**AIM**
Give a verbatim copy of the lines below, minus the pictures.
------------------------------------------------
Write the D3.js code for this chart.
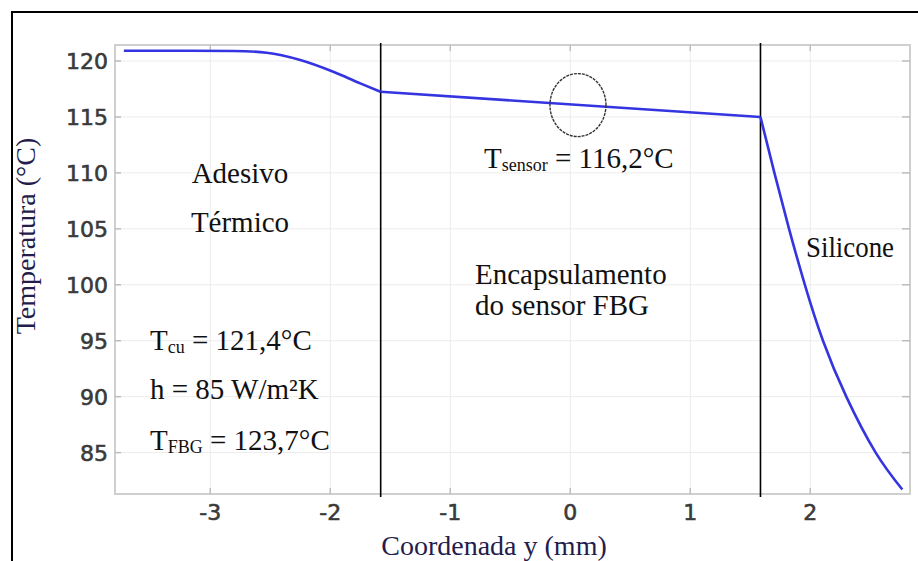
<!DOCTYPE html>
<html>
<head>
<meta charset="utf-8">
<script src="https://cdn.jsdelivr.net/npm/d3@7/dist/d3.min.js"></script>
<style>
  body { margin: 0; background: #fff; }
  svg { display: block; }
  .tick-lbl { font-family: "DejaVu Sans", sans-serif; font-size: 22px; fill: #3a3a3a; stroke: #3a3a3a; stroke-width: 0.6px; }
  .note { font-family: "Liberation Serif", "Times New Roman", serif; font-size: 29px; fill: #111; }
  .axis-title { font-family: "Liberation Serif", "Times New Roman", serif; font-size: 28px; fill: #241c4a; }
</style>
</head>
<body>
<svg id="chart" width="918" height="561"></svg>
<script>
// temperature profile along y, one array per material
var adesivoX = [-3.72, -3.2, -2.81, -2.53, -2.25, -1.975, -1.75, -1.58];
var adesivoT = [120.92, 120.92, 120.9, 120.74, 120.09, 119.04, 118.0, 117.25];
var sensorX = [-1.58, 1.585];
var sensorT = [117.25, 115.0];
var siliconeX = [1.585, 1.701, 1.823, 1.955, 2.106, 2.30, 2.545, 2.767];
var siliconeT = [115.0, 110.0, 105.0, 100.0, 95.0, 90.0, 85.0, 81.7];

var xTicks = [-3, -2, -1, 0, 1, 2];
var yTicks = [85, 90, 95, 100, 105, 110, 115, 120];
var boundaries = [-1.58, 1.585];
var sensorSpot = [0.064, 116.06];

var svg = d3.select('#chart');

var pLeft = 115, pRight = 910, pTop = 45, pBottom = 494;

var x = d3.scaleLinear().domain([-3.794, 2.831]).range([pLeft, pRight]);
var y = d3.scaleLinear().domain([81.3, 121.43]).range([pBottom, pTop]);

// outer frame (only top and left show in the crop)
svg.append('path')
    .attr('d', 'M12,561 L12,12 L918,12')
    .attr('fill', 'none')
    .attr('stroke', '#000')
    .attr('stroke-width', 2);

// grid
var grid = svg.append('g');
grid.selectAll('line.gx').data(xTicks).enter().append('line')
    .attr('x1', function(d) { return x(d); })
    .attr('x2', function(d) { return x(d); })
    .attr('y1', pTop).attr('y2', pBottom)
    .attr('stroke', '#ececec').attr('stroke-width', 1);
grid.selectAll('line.gy').data(yTicks).enter().append('line')
    .attr('y1', function(d) { return y(d); })
    .attr('y2', function(d) { return y(d); })
    .attr('x1', pLeft).attr('x2', pRight)
    .attr('stroke', '#ececec').attr('stroke-width', 1);

// plot box
svg.append('rect')
    .attr('x', pLeft).attr('y', pTop)
    .attr('width', pRight - pLeft).attr('height', pBottom - pTop)
    .attr('fill', 'none')
    .attr('stroke', '#cfcfcf')
    .attr('stroke-width', 2);

// inward ticks on all four sides
var tk = svg.append('g').attr('stroke', '#bdbdbd').attr('stroke-width', 1.5);
xTicks.forEach(function(d) {
    tk.append('line').attr('x1', x(d)).attr('x2', x(d)).attr('y1', pBottom).attr('y2', pBottom - 6);
    tk.append('line').attr('x1', x(d)).attr('x2', x(d)).attr('y1', pTop).attr('y2', pTop + 6);
});
yTicks.forEach(function(d) {
    tk.append('line').attr('y1', y(d)).attr('y2', y(d)).attr('x1', pLeft).attr('x2', pLeft + 6);
    tk.append('line').attr('y1', y(d)).attr('y2', y(d)).attr('x1', pRight).attr('x2', pRight - 8);
});

// tick labels
svg.append('g').selectAll('text').data(xTicks).enter().append('text')
    .attr('class', 'tick-lbl')
    .attr('x', function(d) { return x(d); })
    .attr('y', 520)
    .attr('text-anchor', 'middle')
    .text(function(d) { return d; });
svg.append('g').selectAll('text').data(yTicks).enter().append('text')
    .attr('class', 'tick-lbl')
    .attr('x', 108)
    .attr('y', function(d) { return y(d) + 8; })
    .attr('text-anchor', 'end')
    .text(function(d) { return d; });

// material boundaries
svg.append('g').selectAll('line').data(boundaries).enter().append('line')
    .attr('x1', function(d) { return x(d); })
    .attr('x2', function(d) { return x(d); })
    .attr('y1', 43).attr('y2', 497)
    .attr('stroke', '#000')
    .attr('stroke-width', 1.6);

// temperature curve, one piece per material so the corners stay sharp
var line = d3.line()
    .x(function(d) { return x(d[0]); })
    .y(function(d) { return y(d[1]); });
[[adesivoX, adesivoT, d3.curveMonotoneX],
 [sensorX, sensorT, d3.curveLinear],
 [siliconeX, siliconeT, d3.curveNatural]].forEach(function(s) {
    svg.append('path')
        .datum(d3.zip(s[0], s[1]))
        .attr('d', line.curve(s[2]))
        .attr('fill', 'none')
        .attr('stroke', '#3434e0')
        .attr('stroke-width', 2.6)
        .attr('stroke-linejoin', 'round');
});

// sensor marker
svg.append('ellipse')
    .attr('cx', x(sensorSpot[0]))
    .attr('cy', y(sensorSpot[1]))
    .attr('rx', 28)
    .attr('ry', 31.5)
    .attr('fill', 'none')
    .attr('stroke', '#333')
    .attr('stroke-width', 1.4)
    .attr('stroke-dasharray', '3,1');

// annotations
function note(px, py, parts, anchor) {
    var t = svg.append('text').attr('class', 'note')
        .attr('font-family', '"Liberation Serif", "Times New Roman", serif')
        .attr('x', px).attr('y', py)
        .attr('text-anchor', anchor || 'start');
    var shift = 0;
    parts.forEach(function(p) {
        var s = t.append('tspan').text(p.t);
        if (p.sub) {
            s.attr('font-size', 18).attr('dy', 3 - shift);
            shift = 3;
        } else if (shift) {
            s.attr('dy', -shift);
            shift = 0;
        }
    });
    return t;
}

note(240, 183, [{t: 'Adesivo'}], 'middle');
note(240, 232, [{t: 'Térmico'}], 'middle');
note(150, 350, [{t: 'T'}, {t: 'cu', sub: true}, {t: ' = 121,4°C'}]);
note(150, 399, [{t: 'h = 85 W/m²K'}]);
note(150, 450, [{t: 'T'}, {t: 'FBG', sub: true}, {t: ' = 123,7°C'}]);
note(484, 168, [{t: 'T'}, {t: 'sensor', sub: true}, {t: ' = 116,2°C'}]);
note(475, 284, [{t: 'Encapsulamento'}]);
note(475, 315, [{t: 'do sensor FBG'}]);
note(806, 257, [{t: 'Silicone'}])
    .attr('textLength', 88)
    .attr('lengthAdjust', 'spacingAndGlyphs');

// axis titles
svg.append('text')
    .attr('class', 'axis-title')
    .attr('transform', 'translate(35,236) rotate(-90)')
    .attr('text-anchor', 'middle')
    .text('Temperatura (°C)');
svg.append('text')
    .attr('class', 'axis-title')
    .attr('x', 494)
    .attr('y', 555)
    .attr('text-anchor', 'middle')
    .text('Coordenada y (mm)');
</script>
</body>
</html>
------------------------------------------------
**FINAL ANSWER**
Write the D3.js code for this chart.
<!DOCTYPE html>
<html>
<head>
<meta charset="utf-8">
<script src="https://cdn.jsdelivr.net/npm/d3@7/dist/d3.min.js"></script>
<style>
  body { margin: 0; background: #fff; }
  svg { display: block; }
  .tick-lbl { font-family: "DejaVu Sans", sans-serif; font-size: 22px; fill: #3a3a3a; stroke: #3a3a3a; stroke-width: 0.6px; }
  .note { font-family: "Liberation Serif", "Times New Roman", serif; font-size: 29px; fill: #111; }
  .axis-title { font-family: "Liberation Serif", "Times New Roman", serif; font-size: 28px; fill: #241c4a; }
</style>
</head>
<body>
<svg id="chart" width="918" height="561"></svg>
<script>
// temperature profile along y, one array per material
var adesivoX = [-3.72, -3.2, -2.81, -2.53, -2.25, -1.975, -1.75, -1.58];
var adesivoT = [120.92, 120.92, 120.9, 120.74, 120.09, 119.04, 118.0, 117.25];
var sensorX = [-1.58, 1.585];
var sensorT = [117.25, 115.0];
var siliconeX = [1.585, 1.701, 1.823, 1.955, 2.106, 2.30, 2.545, 2.767];
var siliconeT = [115.0, 110.0, 105.0, 100.0, 95.0, 90.0, 85.0, 81.7];

var xTicks = [-3, -2, -1, 0, 1, 2];
var yTicks = [85, 90, 95, 100, 105, 110, 115, 120];
var boundaries = [-1.58, 1.585];
var sensorSpot = [0.064, 116.06];

var svg = d3.select('#chart');

var pLeft = 115, pRight = 910, pTop = 45, pBottom = 494;

var x = d3.scaleLinear().domain([-3.794, 2.831]).range([pLeft, pRight]);
var y = d3.scaleLinear().domain([81.3, 121.43]).range([pBottom, pTop]);

// outer frame (only top and left show in the crop)
svg.append('path')
    .attr('d', 'M12,561 L12,12 L918,12')
    .attr('fill', 'none')
    .attr('stroke', '#000')
    .attr('stroke-width', 2);

// grid
var grid = svg.append('g');
grid.selectAll('line.gx').data(xTicks).enter().append('line')
    .attr('x1', function(d) { return x(d); })
    .attr('x2', function(d) { return x(d); })
    .attr('y1', pTop).attr('y2', pBottom)
    .attr('stroke', '#ececec').attr('stroke-width', 1);
grid.selectAll('line.gy').data(yTicks).enter().append('line')
    .attr('y1', function(d) { return y(d); })
    .attr('y2', function(d) { return y(d); })
    .attr('x1', pLeft).attr('x2', pRight)
    .attr('stroke', '#ececec').attr('stroke-width', 1);

// plot box
svg.append('rect')
    .attr('x', pLeft).attr('y', pTop)
    .attr('width', pRight - pLeft).attr('height', pBottom - pTop)
    .attr('fill', 'none')
    .attr('stroke', '#cfcfcf')
    .attr('stroke-width', 2);

// inward ticks on all four sides
var tk = svg.append('g').attr('stroke', '#bdbdbd').attr('stroke-width', 1.5);
xTicks.forEach(function(d) {
    tk.append('line').attr('x1', x(d)).attr('x2', x(d)).attr('y1', pBottom).attr('y2', pBottom - 6);
    tk.append('line').attr('x1', x(d)).attr('x2', x(d)).attr('y1', pTop).attr('y2', pTop + 6);
});
yTicks.forEach(function(d) {
    tk.append('line').attr('y1', y(d)).attr('y2', y(d)).attr('x1', pLeft).attr('x2', pLeft + 6);
    tk.append('line').attr('y1', y(d)).attr('y2', y(d)).attr('x1', pRight).attr('x2', pRight - 8);
});

// tick labels
svg.append('g').selectAll('text').data(xTicks).enter().append('text')
    .attr('class', 'tick-lbl')
    .attr('x', function(d) { return x(d); })
    .attr('y', 520)
    .attr('text-anchor', 'middle')
    .text(function(d) { return d; });
svg.append('g').selectAll('text').data(yTicks).enter().append('text')
    .attr('class', 'tick-lbl')
    .attr('x', 108)
    .attr('y', function(d) { return y(d) + 8; })
    .attr('text-anchor', 'end')
    .text(function(d) { return d; });

// material boundaries
svg.append('g').selectAll('line').data(boundaries).enter().append('line')
    .attr('x1', function(d) { return x(d); })
    .attr('x2', function(d) { return x(d); })
    .attr('y1', 43).attr('y2', 497)
    .attr('stroke', '#000')
    .attr('stroke-width', 1.6);

// temperature curve, one piece per material so the corners stay sharp
var line = d3.line()
    .x(function(d) { return x(d[0]); })
    .y(function(d) { return y(d[1]); });
[[adesivoX, adesivoT, d3.curveMonotoneX],
 [sensorX, sensorT, d3.curveLinear],
 [siliconeX, siliconeT, d3.curveNatural]].forEach(function(s) {
    svg.append('path')
        .datum(d3.zip(s[0], s[1]))
        .attr('d', line.curve(s[2]))
        .attr('fill', 'none')
        .attr('stroke', '#3434e0')
        .attr('stroke-width', 2.6)
        .attr('stroke-linejoin', 'round');
});

// sensor marker
svg.append('ellipse')
    .attr('cx', x(sensorSpot[0]))
    .attr('cy', y(sensorSpot[1]))
    .attr('rx', 28)
    .attr('ry', 31.5)
    .attr('fill', 'none')
    .attr('stroke', '#333')
    .attr('stroke-width', 1.4)
    .attr('stroke-dasharray', '3,1');

// annotations
function note(px, py, parts, anchor) {
    var t = svg.append('text').attr('class', 'note')
        .attr('font-family', '"Liberation Serif", "Times New Roman", serif')
        .attr('x', px).attr('y', py)
        .attr('text-anchor', anchor || 'start');
    var shift = 0;
    parts.forEach(function(p) {
        var s = t.append('tspan').text(p.t);
        if (p.sub) {
            s.attr('font-size', 18).attr('dy', 3 - shift);
            shift = 3;
        } else if (shift) {
            s.attr('dy', -shift);
            shift = 0;
        }
    });
    return t;
}

note(240, 183, [{t: 'Adesivo'}], 'middle');
note(240, 232, [{t: 'Térmico'}], 'middle');
note(150, 350, [{t: 'T'}, {t: 'cu', sub: true}, {t: ' = 121,4°C'}]);
note(150, 399, [{t: 'h = 85 W/m²K'}]);
note(150, 450, [{t: 'T'}, {t: 'FBG', sub: true}, {t: ' = 123,7°C'}]);
note(484, 168, [{t: 'T'}, {t: 'sensor', sub: true}, {t: ' = 116,2°C'}]);
note(475, 284, [{t: 'Encapsulamento'}]);
note(475, 315, [{t: 'do sensor FBG'}]);
note(806, 257, [{t: 'Silicone'}])
    .attr('textLength', 88)
    .attr('lengthAdjust', 'spacingAndGlyphs');

// axis titles
svg.append('text')
    .attr('class', 'axis-title')
    .attr('transform', 'translate(35,236) rotate(-90)')
    .attr('text-anchor', 'middle')
    .text('Temperatura (°C)');
svg.append('text')
    .attr('class', 'axis-title')
    .attr('x', 494)
    .attr('y', 555)
    .attr('text-anchor', 'middle')
    .text('Coordenada y (mm)');
</script>
</body>
</html>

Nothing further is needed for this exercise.